Corruption increase in Bangladesh

TIBangladesh is the 14th most corrupt country in the world, said Corruption Perceptions Index 2014 of Transparency International on Wednesday.
Last year, the country was 16th in the table, which means the situation has worsened.
In the index, Somalia is the most corrupted country while Denmark is the lowest in corruption ranking.
The CPI ranked Sudan, North Korea and Somalia as the worst offenders and Denmark, New Zealand and Finland as the most squeaky clean.
It pointed to a rise in reports of corruption in Turkey, which suffered the year’s biggest fall in rank, and low rankings for the major emerging economies known collectively as the BRICs-Brazil, Russia, India and China.
The Berlin-based group’s table is the most widely used gauge of corruption by governments, police, court systems, political parties and bureaucracies, a scourge it says undermines development and deepens poverty.
But this year TI highlighted the role multinational banks and the world’s financial centres play in allowing the dodgy elites of some developing countries to stash away or launder their ill-gotten millions.
Almost every banking scandal that involves money-laundering has gone beyond just small island-state tax havens to really point to illicit funds, corrupt funds, landing in the likes of London, New York, Frankfurt, TI advocacy and research director Robin Hodess told AFP.
She highlighted large fines paid by the bank HSBC to settle claims that it had allowed itself to be used by money launderers in Mexico, and by BNP Paribas for having transferred funds on behalf of Sudan and other countries blacklisted by the US.
Corruption is a problem for all economies, requiring leading financial centres in the EU and US to act together with fast-growing economies to stop the corrupt from getting away with it, the group said.
It said the EU and US should, like Denmark, move to create public registers for all companies legally based in their countries, listing all beneficial ownership information.
Public registers that show who really owns a company would make it harder for the corrupt to take off with the spoils of their abuse of power, said TI managing director Cobus de Swardt.
‘Culture of impunity’
Transparency says that because corruption is illegal and secretive, it cannot be empirically measured.
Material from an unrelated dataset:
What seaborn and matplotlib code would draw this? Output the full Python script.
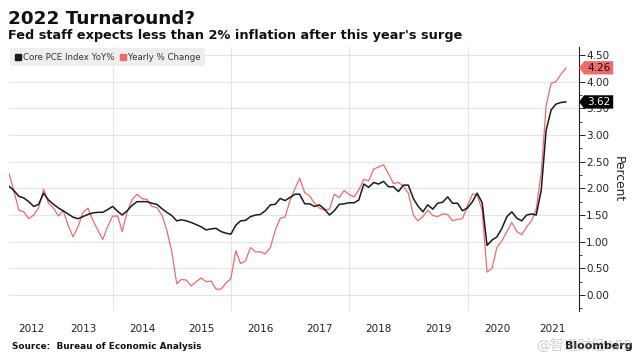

So instead it collates surveys from the World Bank, African Development Bank, Economist Intelligence Unit
and other bodies.
It then ranks 175 countries on a scale of 0-100, where zero means very corrupt and 100 signifies very clean. This year the average score was 43, and two thirds of countries were below 50.
Turkey slumped the most, dropping five points to a CPI score of 45. China was down four points to 36, the same decline as Rwanda, Malawi and Angola.
TI said that Turkey, rocked by anti-government protests last year, has since seen ‘a crackdown on free speech’ with journalists persecuted and arrested.
‘With a series of investigations into bribery and corruption charges against people considered close to the government, the general perception of corruption has increased substantially,’ it said.
In China, despite an anti-graft crackdown, ‘too many corruption cases take place behind closed doors and the manner in which people are prosecuted needs greater transparency’, the group said.
It pointed out that in January ‘leaked documents revealed 22,000 offshore clients from China and Hong Kong, including many of the country’s leaders’.
China must ‘outlaw all bribery, provide far greater access to information and create even more robust whistleblower protection’, it warned.
Problems in other big emerging economies include questions about a major oil company bribing Brazilian politicians, concerns about Indians using bank accounts in Mauritius and wealthy Russians stashing their funds in Cyprus, it added.
‘Fast-growing economies whose governments refuse to be transparent and tolerate corruption create a culture of impunity in which corruption thrives,’ said the group’s chairman Jose Ugaz.